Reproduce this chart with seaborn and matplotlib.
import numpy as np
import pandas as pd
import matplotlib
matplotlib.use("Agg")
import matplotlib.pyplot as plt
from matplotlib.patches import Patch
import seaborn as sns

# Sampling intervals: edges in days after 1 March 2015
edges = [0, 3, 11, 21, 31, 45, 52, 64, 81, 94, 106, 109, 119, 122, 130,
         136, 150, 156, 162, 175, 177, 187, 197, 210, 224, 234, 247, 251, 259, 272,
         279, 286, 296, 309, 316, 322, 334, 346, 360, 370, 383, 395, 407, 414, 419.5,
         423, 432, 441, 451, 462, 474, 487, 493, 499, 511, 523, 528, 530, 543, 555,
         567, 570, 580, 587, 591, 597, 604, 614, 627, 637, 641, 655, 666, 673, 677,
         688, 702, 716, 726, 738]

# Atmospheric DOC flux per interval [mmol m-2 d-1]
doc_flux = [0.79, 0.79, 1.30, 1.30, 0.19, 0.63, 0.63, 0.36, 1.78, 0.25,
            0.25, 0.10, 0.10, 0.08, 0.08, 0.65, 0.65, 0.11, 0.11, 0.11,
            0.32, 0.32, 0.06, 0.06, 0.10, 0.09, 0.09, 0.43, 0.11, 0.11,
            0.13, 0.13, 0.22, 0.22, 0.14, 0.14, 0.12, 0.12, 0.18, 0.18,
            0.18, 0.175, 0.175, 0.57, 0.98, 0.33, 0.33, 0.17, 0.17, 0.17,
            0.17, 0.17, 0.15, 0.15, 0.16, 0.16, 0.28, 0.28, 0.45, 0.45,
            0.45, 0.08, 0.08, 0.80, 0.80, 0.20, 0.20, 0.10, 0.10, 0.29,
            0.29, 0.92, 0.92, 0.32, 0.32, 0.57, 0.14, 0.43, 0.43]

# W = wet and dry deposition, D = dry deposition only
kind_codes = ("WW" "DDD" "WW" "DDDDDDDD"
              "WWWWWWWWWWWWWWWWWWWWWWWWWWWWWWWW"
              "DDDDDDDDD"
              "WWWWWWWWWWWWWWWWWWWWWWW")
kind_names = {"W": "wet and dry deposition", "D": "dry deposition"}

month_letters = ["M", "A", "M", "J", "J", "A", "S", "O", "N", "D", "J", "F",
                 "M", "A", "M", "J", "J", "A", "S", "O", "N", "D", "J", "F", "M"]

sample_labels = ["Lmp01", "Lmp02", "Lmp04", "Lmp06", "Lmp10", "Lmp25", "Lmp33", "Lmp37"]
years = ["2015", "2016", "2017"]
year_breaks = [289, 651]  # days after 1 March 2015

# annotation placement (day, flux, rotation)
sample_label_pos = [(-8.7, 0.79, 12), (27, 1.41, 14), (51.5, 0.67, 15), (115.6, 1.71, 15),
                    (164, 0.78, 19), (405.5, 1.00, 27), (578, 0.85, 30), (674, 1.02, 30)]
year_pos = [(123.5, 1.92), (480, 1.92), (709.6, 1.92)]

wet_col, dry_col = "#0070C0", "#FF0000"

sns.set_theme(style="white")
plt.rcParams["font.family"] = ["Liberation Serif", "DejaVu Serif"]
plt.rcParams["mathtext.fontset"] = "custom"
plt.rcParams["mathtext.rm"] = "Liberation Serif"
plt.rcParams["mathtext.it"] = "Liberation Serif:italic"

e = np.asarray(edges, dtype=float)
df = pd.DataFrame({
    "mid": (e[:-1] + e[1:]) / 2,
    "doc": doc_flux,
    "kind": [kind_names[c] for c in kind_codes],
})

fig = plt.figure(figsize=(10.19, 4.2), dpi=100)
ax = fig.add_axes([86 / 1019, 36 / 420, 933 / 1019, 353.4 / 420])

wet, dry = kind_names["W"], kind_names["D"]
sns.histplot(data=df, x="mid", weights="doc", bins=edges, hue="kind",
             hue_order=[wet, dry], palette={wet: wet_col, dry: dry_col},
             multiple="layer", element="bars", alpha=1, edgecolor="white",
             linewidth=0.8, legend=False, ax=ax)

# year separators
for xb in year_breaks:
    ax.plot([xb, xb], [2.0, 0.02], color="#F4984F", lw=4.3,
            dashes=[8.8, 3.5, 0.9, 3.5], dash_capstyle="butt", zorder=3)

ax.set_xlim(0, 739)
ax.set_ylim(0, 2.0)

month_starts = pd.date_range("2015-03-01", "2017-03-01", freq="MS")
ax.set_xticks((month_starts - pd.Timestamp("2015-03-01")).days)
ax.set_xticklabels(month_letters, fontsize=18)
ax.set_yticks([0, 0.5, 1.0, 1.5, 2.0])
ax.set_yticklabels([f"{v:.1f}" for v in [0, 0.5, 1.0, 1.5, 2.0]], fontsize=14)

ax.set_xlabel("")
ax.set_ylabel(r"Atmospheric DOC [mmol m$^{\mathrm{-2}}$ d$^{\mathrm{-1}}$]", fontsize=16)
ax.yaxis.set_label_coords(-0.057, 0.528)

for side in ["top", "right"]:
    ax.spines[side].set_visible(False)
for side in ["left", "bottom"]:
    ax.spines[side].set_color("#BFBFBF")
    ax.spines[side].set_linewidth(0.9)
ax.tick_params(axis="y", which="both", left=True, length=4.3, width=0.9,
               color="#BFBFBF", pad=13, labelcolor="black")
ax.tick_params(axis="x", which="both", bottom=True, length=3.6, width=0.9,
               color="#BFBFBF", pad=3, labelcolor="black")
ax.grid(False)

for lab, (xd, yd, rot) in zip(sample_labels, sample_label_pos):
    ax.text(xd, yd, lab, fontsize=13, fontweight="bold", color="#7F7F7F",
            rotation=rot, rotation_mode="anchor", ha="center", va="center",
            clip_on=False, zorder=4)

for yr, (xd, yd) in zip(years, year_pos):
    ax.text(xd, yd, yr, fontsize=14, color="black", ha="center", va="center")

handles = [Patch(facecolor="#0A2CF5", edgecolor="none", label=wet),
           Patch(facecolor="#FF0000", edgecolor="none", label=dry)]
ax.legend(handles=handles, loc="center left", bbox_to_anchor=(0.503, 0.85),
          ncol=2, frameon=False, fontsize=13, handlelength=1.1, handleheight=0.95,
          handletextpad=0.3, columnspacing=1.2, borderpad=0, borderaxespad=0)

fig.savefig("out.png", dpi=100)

Requirements:
Without leaving anything out, quote all the data.

Full answer:
Reproduce this chart with seaborn and matplotlib.
import numpy as np
import pandas as pd
import matplotlib
matplotlib.use("Agg")
import matplotlib.pyplot as plt
from matplotlib.patches import Patch
import seaborn as sns

# Sampling intervals: edges in days after 1 March 2015
edges = [0, 3, 11, 21, 31, 45, 52, 64, 81, 94, 106, 109, 119, 122, 130,
         136, 150, 156, 162, 175, 177, 187, 197, 210, 224, 234, 247, 251, 259, 272,
         279, 286, 296, 309, 316, 322, 334, 346, 360, 370, 383, 395, 407, 414, 419.5,
         423, 432, 441, 451, 462, 474, 487, 493, 499, 511, 523, 528, 530, 543, 555,
         567, 570, 580, 587, 591, 597, 604, 614, 627, 637, 641, 655, 666, 673, 677,
         688, 702, 716, 726, 738]

# Atmospheric DOC flux per interval [mmol m-2 d-1]
doc_flux = [0.79, 0.79, 1.30, 1.30, 0.19, 0.63, 0.63, 0.36, 1.78, 0.25,
            0.25, 0.10, 0.10, 0.08, 0.08, 0.65, 0.65, 0.11, 0.11, 0.11,
            0.32, 0.32, 0.06, 0.06, 0.10, 0.09, 0.09, 0.43, 0.11, 0.11,
            0.13, 0.13, 0.22, 0.22, 0.14, 0.14, 0.12, 0.12, 0.18, 0.18,
            0.18, 0.175, 0.175, 0.57, 0.98, 0.33, 0.33, 0.17, 0.17, 0.17,
            0.17, 0.17, 0.15, 0.15, 0.16, 0.16, 0.28, 0.28, 0.45, 0.45,
            0.45, 0.08, 0.08, 0.80, 0.80, 0.20, 0.20, 0.10, 0.10, 0.29,
            0.29, 0.92, 0.92, 0.32, 0.32, 0.57, 0.14, 0.43, 0.43]

# W = wet and dry deposition, D = dry deposition only
kind_codes = ("WW" "DDD" "WW" "DDDDDDDD"
              "WWWWWWWWWWWWWWWWWWWWWWWWWWWWWWWW"
              "DDDDDDDDD"
              "WWWWWWWWWWWWWWWWWWWWWWW")
kind_names = {"W": "wet and dry deposition", "D": "dry deposition"}

month_letters = ["M", "A", "M", "J", "J", "A", "S", "O", "N", "D", "J", "F",
                 "M", "A", "M", "J", "J", "A", "S", "O", "N", "D", "J", "F", "M"]

sample_labels = ["Lmp01", "Lmp02", "Lmp04", "Lmp06", "Lmp10", "Lmp25", "Lmp33", "Lmp37"]
years = ["2015", "2016", "2017"]
year_breaks = [289, 651]  # days after 1 March 2015

# annotation placement (day, flux, rotation)
sample_label_pos = [(-8.7, 0.79, 12), (27, 1.41, 14), (51.5, 0.67, 15), (115.6, 1.71, 15),
                    (164, 0.78, 19), (405.5, 1.00, 27), (578, 0.85, 30), (674, 1.02, 30)]
year_pos = [(123.5, 1.92), (480, 1.92), (709.6, 1.92)]

wet_col, dry_col = "#0070C0", "#FF0000"

sns.set_theme(style="white")
plt.rcParams["font.family"] = ["Liberation Serif", "DejaVu Serif"]
plt.rcParams["mathtext.fontset"] = "custom"
plt.rcParams["mathtext.rm"] = "Liberation Serif"
plt.rcParams["mathtext.it"] = "Liberation Serif:italic"

e = np.asarray(edges, dtype=float)
df = pd.DataFrame({
    "mid": (e[:-1] + e[1:]) / 2,
    "doc": doc_flux,
    "kind": [kind_names[c] for c in kind_codes],
})

fig = plt.figure(figsize=(10.19, 4.2), dpi=100)
ax = fig.add_axes([86 / 1019, 36 / 420, 933 / 1019, 353.4 / 420])

wet, dry = kind_names["W"], kind_names["D"]
sns.histplot(data=df, x="mid", weights="doc", bins=edges, hue="kind",
             hue_order=[wet, dry], palette={wet: wet_col, dry: dry_col},
             multiple="layer", element="bars", alpha=1, edgecolor="white",
             linewidth=0.8, legend=False, ax=ax)

# year separators
for xb in year_breaks:
    ax.plot([xb, xb], [2.0, 0.02], color="#F4984F", lw=4.3,
            dashes=[8.8, 3.5, 0.9, 3.5], dash_capstyle="butt", zorder=3)

ax.set_xlim(0, 739)
ax.set_ylim(0, 2.0)

month_starts = pd.date_range("2015-03-01", "2017-03-01", freq="MS")
ax.set_xticks((month_starts - pd.Timestamp("2015-03-01")).days)
ax.set_xticklabels(month_letters, fontsize=18)
ax.set_yticks([0, 0.5, 1.0, 1.5, 2.0])
ax.set_yticklabels([f"{v:.1f}" for v in [0, 0.5, 1.0, 1.5, 2.0]], fontsize=14)

ax.set_xlabel("")
ax.set_ylabel(r"Atmospheric DOC [mmol m$^{\mathrm{-2}}$ d$^{\mathrm{-1}}$]", fontsize=16)
ax.yaxis.set_label_coords(-0.057, 0.528)

for side in ["top", "right"]:
    ax.spines[side].set_visible(False)
for side in ["left", "bottom"]:
    ax.spines[side].set_color("#BFBFBF")
    ax.spines[side].set_linewidth(0.9)
ax.tick_params(axis="y", which="both", left=True, length=4.3, width=0.9,
               color="#BFBFBF", pad=13, labelcolor="black")
ax.tick_params(axis="x", which="both", bottom=True, length=3.6, width=0.9,
               color="#BFBFBF", pad=3, labelcolor="black")
ax.grid(False)

for lab, (xd, yd, rot) in zip(sample_labels, sample_label_pos):
    ax.text(xd, yd, lab, fontsize=13, fontweight="bold", color="#7F7F7F",
            rotation=rot, rotation_mode="anchor", ha="center", va="center",
            clip_on=False, zorder=4)

for yr, (xd, yd) in zip(years, year_pos):
    ax.text(xd, yd, yr, fontsize=14, color="black", ha="center", va="center")

handles = [Patch(facecolor="#0A2CF5", edgecolor="none", label=wet),
           Patch(facecolor="#FF0000", edgecolor="none", label=dry)]
ax.legend(handles=handles, loc="center left", bbox_to_anchor=(0.503, 0.85),
          ncol=2, frameon=False, fontsize=13, handlelength=1.1, handleheight=0.95,
          handletextpad=0.3, columnspacing=1.2, borderpad=0, borderaxespad=0)

fig.savefig("out.png", dpi=100)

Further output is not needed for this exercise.